Выбрать главу

С дедам должно было случиться что-то интересное, что-то похожее на сказку. Так оно и вышло. У соседки заболела маленькая девочка, она умирала, потому что никто не мог взять болезнь за горло и побороть, как Кощея Бессмертного. Приходил врач, но девочке не становилось лучше, она увядала со дня на день, тоньше и прозрачнее делалось ее тельце, и все повторяли слова врача, что нужен какой-то «бактериофаг», но его достать негде, может быть, только и есть в Москве. И тогда дед принес из леса какие-то корешки, долго оттапливал их на электрической плитке, затем отдал девочкиной матери густой и темный, как пиво, настой и сказал, чтобы она поила им умирающую дочь. И чудо свершилось: дед победил болезнь. Володька гордился им и решил стать таким же, как он, и приносить людям счастье. Потом, уже взрослым парнем, он прочитал у Маркса, что опыт считает того человека счастливым, кто сделал счастливыми наибольшее число людей, и внук понял: дед все-таки был одним из этих счастливых людей.

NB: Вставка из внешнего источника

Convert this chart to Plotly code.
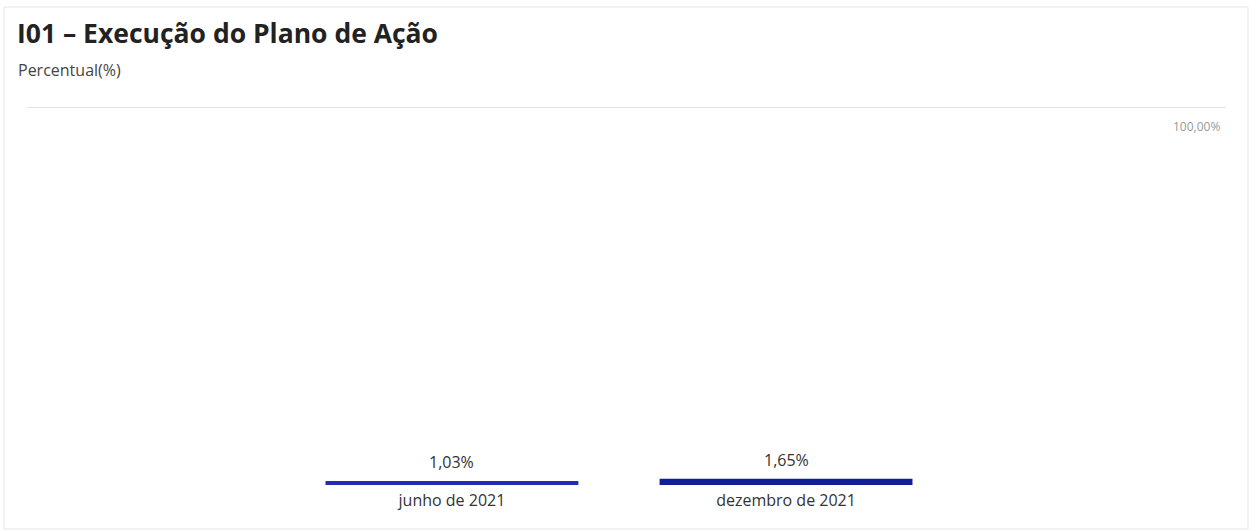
import plotly.graph_objects as go

categories = ["junho de 2021", "dezembro de 2021"]
values = [1.03, 1.65]
bar_colors = ["#1f2fb0", "#101f98"]
y_ticks = [100]
y_tick_labels = ["100,00%"]

W, H = 1256, 531
L, R, T, B = 27, 30, 107, 46
pw, ph = W - L - R, H - T - B

def px(x):
    return (x - L) / pw

def py(y):
    return (H - B - y) / ph

fig = go.Figure()
fig.add_trace(go.Bar(
    x=categories,
    y=values,
    marker=dict(color=bar_colors, line=dict(width=0)),
    width=0.757,
    hoverinfo="skip",
))

shapes = [dict(
    type="rect", xref="paper", yref="paper",
    x0=px(4), x1=px(1248), y0=py(529), y1=py(7),
    line=dict(color="#e6e6e6", width=1), fillcolor="rgba(0,0,0,0)",
    layer="below",
)]
for yv in y_ticks:
    shapes.append(dict(type="line", xref="paper", yref="y", x0=0, x1=1, y0=yv, y1=yv,
                       line=dict(color="#e3e3e3", width=2), layer="below"))

annotations = [
    dict(text="<b>I01 – Execução do Plano de Ação</b>", xref="paper", yref="paper",
         x=px(15), y=py(33), xanchor="left", yanchor="middle", showarrow=False,
         font=dict(family="Open Sans", size=26.5, color="#222222")),
    dict(text="Percentual(%)", xref="paper", yref="paper",
         x=px(16), y=py(70), xanchor="left", yanchor="middle", showarrow=False,
         font=dict(family="Open Sans", size=16, color="#444444")),
]
for yv, lab in zip(y_ticks, y_tick_labels):
    annotations.append(dict(text=lab, xref="paper", yref="y", x=px(1222), y=yv,
                            xanchor="right", yanchor="top", yshift=-9, showarrow=False,
                            font=dict(family="Open Sans", size=12, color="#999999")))
for c, v in zip(categories, values):
    annotations.append(dict(text=f"{v:.2f}%".replace(".", ","), x=c, y=v, xref="x", yref="y",
                            xanchor="center", yanchor="bottom", yshift=6, showarrow=False,
                            font=dict(family="Open Sans", size=16, color="#333333")))

fig.update_layout(
    width=W, height=H,
    margin=dict(l=L, r=R, t=T, b=B),
    paper_bgcolor="white", plot_bgcolor="white",
    showlegend=False,
    font=dict(family="Open Sans", color="#333333"),
    xaxis=dict(
        type="category",
        range=[-1.272, 2.317],
        showgrid=False, showline=False, zeroline=False,
        ticks="", ticklabelstandoff=4,
        tickfont=dict(family="Open Sans", size=16, color="#333333"),
    ),
    yaxis=dict(
        range=[0, 100],
        showticklabels=False,
        showgrid=False, zeroline=False, showline=False, ticks="",
    ),
    shapes=shapes,
    annotations=annotations,
)

fig.write_html("out.html", config={"displayModeBar": False},
               post_script="document.body.style.margin='0';")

Владимир Кузьмич нагнал гурьбу женщин. Вскинув тяпки на плечи, они шли по старой полевой дороге. Среди них решительно вышагивала темноликая, сухопарая старуха. Разводя свободной рукой и живо поворачивая головой в белом, туго повязанном платочке, она что-то рассказывала бабам. Услышав топот копыт, женщины неторопливо разошлись по краям дороги, утопая до колени в молодой пшенице.

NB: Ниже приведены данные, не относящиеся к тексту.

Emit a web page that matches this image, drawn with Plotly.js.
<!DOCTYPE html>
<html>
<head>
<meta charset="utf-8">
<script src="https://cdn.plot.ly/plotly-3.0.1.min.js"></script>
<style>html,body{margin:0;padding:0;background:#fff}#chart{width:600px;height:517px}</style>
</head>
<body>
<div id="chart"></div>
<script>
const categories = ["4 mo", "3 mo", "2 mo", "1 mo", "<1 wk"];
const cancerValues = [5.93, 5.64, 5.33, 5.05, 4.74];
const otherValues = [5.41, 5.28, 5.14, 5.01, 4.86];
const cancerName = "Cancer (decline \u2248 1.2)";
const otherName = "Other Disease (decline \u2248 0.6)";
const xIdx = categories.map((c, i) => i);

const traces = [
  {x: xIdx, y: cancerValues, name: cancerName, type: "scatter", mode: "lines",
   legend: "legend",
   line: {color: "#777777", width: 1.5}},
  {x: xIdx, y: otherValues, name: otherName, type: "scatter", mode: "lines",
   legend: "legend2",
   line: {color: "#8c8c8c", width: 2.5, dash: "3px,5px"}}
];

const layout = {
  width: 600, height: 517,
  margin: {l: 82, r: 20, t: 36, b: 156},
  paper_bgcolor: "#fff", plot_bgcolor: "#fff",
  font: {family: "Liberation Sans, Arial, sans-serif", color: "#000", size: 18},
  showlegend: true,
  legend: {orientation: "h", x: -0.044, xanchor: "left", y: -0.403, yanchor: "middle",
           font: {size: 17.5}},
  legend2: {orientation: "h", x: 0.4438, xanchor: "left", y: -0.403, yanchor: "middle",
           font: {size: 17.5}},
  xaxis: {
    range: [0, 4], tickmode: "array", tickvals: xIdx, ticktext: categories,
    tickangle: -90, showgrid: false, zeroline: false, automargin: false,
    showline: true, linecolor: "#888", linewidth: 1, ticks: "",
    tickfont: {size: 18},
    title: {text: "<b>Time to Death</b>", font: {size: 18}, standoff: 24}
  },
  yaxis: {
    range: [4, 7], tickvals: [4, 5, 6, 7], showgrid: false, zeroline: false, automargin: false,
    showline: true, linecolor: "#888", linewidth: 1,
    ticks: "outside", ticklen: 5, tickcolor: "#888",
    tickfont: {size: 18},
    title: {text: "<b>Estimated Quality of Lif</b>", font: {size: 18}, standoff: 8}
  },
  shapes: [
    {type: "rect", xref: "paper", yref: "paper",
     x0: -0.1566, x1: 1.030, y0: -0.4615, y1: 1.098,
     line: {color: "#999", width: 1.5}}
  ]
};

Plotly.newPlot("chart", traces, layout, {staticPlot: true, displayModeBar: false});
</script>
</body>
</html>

— Анна Матвеевна, — узнавая старуху, сказал Владимир Кузьмич и придержал жеребца. — Как же так получилось? Мы флаг подняли в честь звена, а вы на свеклу идете. И много осталось прорывать?

Старуха вскинула на него блестящие, переливающиеся темным огнем глаза, певуче ответила:

— Никакой промашки нет, мы свое покончили, помочь собрались.

— Кому же помочь?

— А кому придется, у кого задержка, тому и поможем. Ты за нас не сумлевайся, Володи мер Кузьмич.

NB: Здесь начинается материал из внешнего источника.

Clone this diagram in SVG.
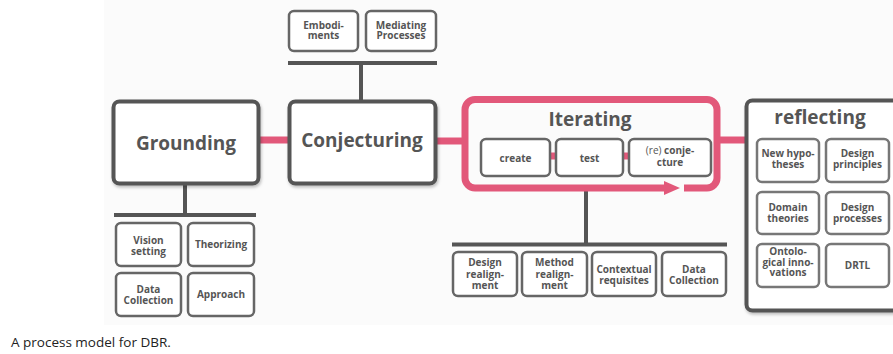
<svg xmlns="http://www.w3.org/2000/svg" width="893" height="354" viewBox="0 0 893 354">
<style>
.big{fill:#fff;stroke:#555;stroke-width:4}
.sub{fill:#fff;stroke:#666;stroke-width:2.5}
.rsub{fill:#fff;stroke:#777;stroke-width:2.5}
.bar{stroke:#555;stroke-width:4;fill:none}
.pk{stroke:#e2587a;stroke-width:7;fill:none}
.t{font-family:"Open Sans","Noto Sans",sans-serif;font-weight:bold;font-size:19px;fill:#555;text-anchor:middle}
.l{font-family:"Open Sans","Noto Sans",sans-serif;font-weight:bold;font-size:10px;fill:#555;text-anchor:middle}
.cap{font-family:"Open Sans","Noto Sans",sans-serif;font-size:13.5px;fill:#222}
</style>
<defs>
<filter id="sh" x="-10%" y="-10%" width="130%" height="130%">
<feDropShadow dx="1" dy="2" stdDeviation="1.5" flood-color="#000" flood-opacity="0.25"/>
</filter>
</defs>
<rect x="104" y="0" width="789" height="325" fill="#fbfbfb"/>
<g id="connectors">
<line class="pk" x1="257" y1="140" x2="291" y2="140"/>
<line class="pk" x1="434" y1="141" x2="466" y2="141"/>
<line class="pk" x1="716" y1="140" x2="748" y2="140"/>
<line class="pk" x1="550" y1="156" x2="557" y2="156" stroke-width="6"/>
<line class="pk" x1="623" y1="156" x2="630" y2="156" stroke-width="6"/>
<line class="bar" x1="288" y1="63" x2="437" y2="63"/>
<line class="bar" x1="361" y1="63" x2="361" y2="100"/>
<line class="bar" x1="185" y1="184" x2="185" y2="215"/>
<line class="bar" x1="114" y1="215" x2="256" y2="215"/>
<line class="bar" x1="586" y1="191" x2="586" y2="244.5"/>
<line class="bar" x1="452" y1="244.5" x2="727" y2="244.5"/>
</g>
<g id="grounding">
<rect class="big" x="113.5" y="101.5" width="145" height="82" rx="6" filter="url(#sh)"/>
<text class="t" x="186" y="150">Grounding</text>
</g>
<g id="conjecturing">
<rect class="big" x="289.5" y="101.5" width="146" height="82" rx="6" filter="url(#sh)"/>
<text class="t" x="362" y="147">Conjecturing</text>
</g>
<g id="embodiments">
<rect class="sub" x="289" y="11" width="69" height="40" rx="5"/>
<text class="l" x="323.5" y="28.5">Embodi-</text>
<text class="l" x="323.5" y="39">ments</text>
</g>
<g id="mediating">
<rect class="sub" x="366" y="11" width="70" height="40" rx="5"/>
<text class="l" x="401" y="28.5">Mediating</text>
<text class="l" x="401" y="39">Processes</text>
</g>
<g id="vision">
<rect class="sub" x="116" y="223" width="65" height="43" rx="5"/>
<text class="l" x="148.5" y="243.5">Vision</text>
<text class="l" x="148.5" y="254.5">setting</text>
</g>
<g id="theorizing">
<rect class="sub" x="188" y="223" width="66" height="43" rx="5"/>
<text class="l" x="221" y="248">Theorizing</text>
</g>
<g id="datacollection1">
<rect class="sub" x="116" y="273" width="65" height="43" rx="5"/>
<text class="l" x="148.5" y="293">Data</text>
<text class="l" x="148.5" y="304">Collection</text>
</g>
<g id="approach">
<rect class="sub" x="188" y="273" width="66" height="43" rx="5"/>
<text class="l" x="221" y="298">Approach</text>
</g>
<g id="iterating">
<path class="pk" stroke-width="6" d="M684 188 H707 A10 10 0 0 0 717 178 V109.5 A10 10 0 0 0 707 99.5 H475 A10 10 0 0 0 465 109.5 V178 A10 10 0 0 0 475 188 H666"/>
<polygon points="664,181 680,188 664,195" fill="#e2587a"/>
<text class="t" x="590" y="126">Iterating</text>
</g>
<g id="create">
<rect class="sub" x="481" y="139" width="69" height="37" rx="5"/>
<text class="l" x="515.5" y="162">create</text>
</g>
<g id="test">
<rect class="sub" x="556" y="139" width="67" height="37" rx="5"/>
<text class="l" x="589.5" y="162">test</text>
</g>
<g id="reconjecture">
<rect class="sub" x="629" y="139" width="82" height="37" rx="5"/>
<text class="l" x="670" y="154"><tspan font-weight="normal">(re)</tspan> conje-</text>
<text class="l" x="670" y="166">cture</text>
</g>
<g id="designrealignment">
<rect class="sub" x="453" y="252" width="64" height="44" rx="5"/>
<text class="l" x="485" y="266">Design</text>
<text class="l" x="485" y="277.5">realign-</text>
<text class="l" x="485" y="289">ment</text>
</g>
<g id="methodrealignment">
<rect class="sub" x="522" y="252" width="65" height="44" rx="5"/>
<text class="l" x="554.5" y="266">Method</text>
<text class="l" x="554.5" y="277.5">realign-</text>
<text class="l" x="554.5" y="289">ment</text>
</g>
<g id="contextual">
<rect class="sub" x="592" y="252" width="64" height="44" rx="5"/>
<text class="l" x="624" y="272.5">Contextual</text>
<text class="l" x="624" y="283.5">requisites</text>
</g>
<g id="datacollection2">
<rect class="sub" x="662" y="252" width="64" height="44" rx="5"/>
<text class="l" x="694" y="273">Data</text>
<text class="l" x="694" y="284">Collection</text>
</g>
<g id="reflecting">
<rect class="big" x="746.5" y="100.5" width="200" height="210" rx="6" stroke-width="5" filter="url(#sh)"/>
<text class="t" x="820" y="124">reflecting</text>
</g>
<g id="newhypotheses">
<rect class="rsub" x="757" y="139" width="62" height="43" rx="5"/>
<text class="l" x="788" y="156.5">New hypo-</text>
<text class="l" x="788" y="167.5">theses</text>
</g>
<g id="designprinciples">
<rect class="rsub" x="826" y="139" width="63" height="43" rx="5"/>
<text class="l" x="857.5" y="156.5">Design</text>
<text class="l" x="857.5" y="167.5">principles</text>
</g>
<g id="domaintheories">
<rect class="rsub" x="757" y="192" width="62" height="42" rx="5"/>
<text class="l" x="788" y="210.5">Domain</text>
<text class="l" x="788" y="221.5">theories</text>
</g>
<g id="designprocesses">
<rect class="rsub" x="826" y="192" width="63" height="42" rx="5"/>
<text class="l" x="857.5" y="210.5">Design</text>
<text class="l" x="857.5" y="221.5">processes</text>
</g>
<g id="ontological">
<rect class="rsub" x="757" y="244" width="62" height="43" rx="5"/>
<text class="l" x="788" y="255">Ontolo-</text>
<text class="l" x="788" y="265.5">gical inno-</text>
<text class="l" x="788" y="276">vations</text>
</g>
<g id="drtl">
<rect class="rsub" x="826" y="244" width="63" height="43" rx="5"/>
<text class="l" x="857.5" y="269">DRTL</text>
</g>
<text class="cap" x="11" y="347">A process model for DBR.</text>
</svg>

— Ну, спасибо, бабочки! — снял фуражку Ламаш. — Доброе дело затеяли… Эх, не уместитесь на моем драндулете, а то с ветерком доставил бы на место, с почетом, чтобы все видели, какая у нас гвардия.

— Ладно, ты поезжай себе, дороги нам не закрывай, — сказала Анна Матвеевна. — Сами доберемся.

Владимир Кузьмич хлестнул вожжами по спине жеребца, и тот махом рванул дрожки. Женщины что-то закричали вслед, но крики заглушил топот копыт и гром колес.

На дальнем конце свекловичного поля пестрели платочки. Женщины работали, склоняясь до земли, и солнце нещадно пекло их спины. Владимир Кузьмич перевел жеребца на шаг, чтобы его заметили издали, — знал, что на такой работе женщины в жару, когда и дышать нечем от зноя, порой сбрасывали с себя все, оставаясь в одних рубашках. И на этот раз его появление вызвало переполох: несколько белых фигур, пригнувшись, перебежали за огромный, крытый соломой шалаш.

Он медленно подъехал к шалашу, привязал жеребца к вылезшей из соломы сохе. С другой стороны выбегали те, кто скрывался за шалашом, лукаво поглядывая на Ламаша. Позади всех выскочила рослая, статная молодая женщина, дочь Анастасии Петровны. Оправляя на груди легкую ткань сарафана, она обернула к председателю смеющееся лицо с нежным румянцем на чуть смуглых скулах.

— Хотя бы часового поставили, а то застанут вас врасплох, — упрекнул Владимир Кузьмич.

— Не застигнете, у нас глаза острые, мы вас еще на бугре увидели, — засмеялась она.

— К вам подмога идет, Надя. Я обогнал ее.

— На что она, мы сегодня и так кончаем, — сказала она и побежала догонять подруг, мелькая из-под юбки загорелыми икрами сильных ног.

В эту минуту Ламаш увидел и Анастасию Петровну. Она шла к нему через поле, сняв с головы белый платочек и смахивая им разгоряченное лицо. И в ее улыбке, и в глазах было то же самое выражение лукавства, тот же отсвет трепетного смеха, что и на лицах напуганных им женщин, словно он переходил от одной к другой, как в игре «Передай дальше».

— К вам Матвеевна на помощь идет со своим карагодом, — сказал Ламаш.

— А-а, выбралась старая, не утерпела все ж таки, — засмеялась Анастасия Петровна. — Да вот и они! Смотри, смотри, что-то там случилось.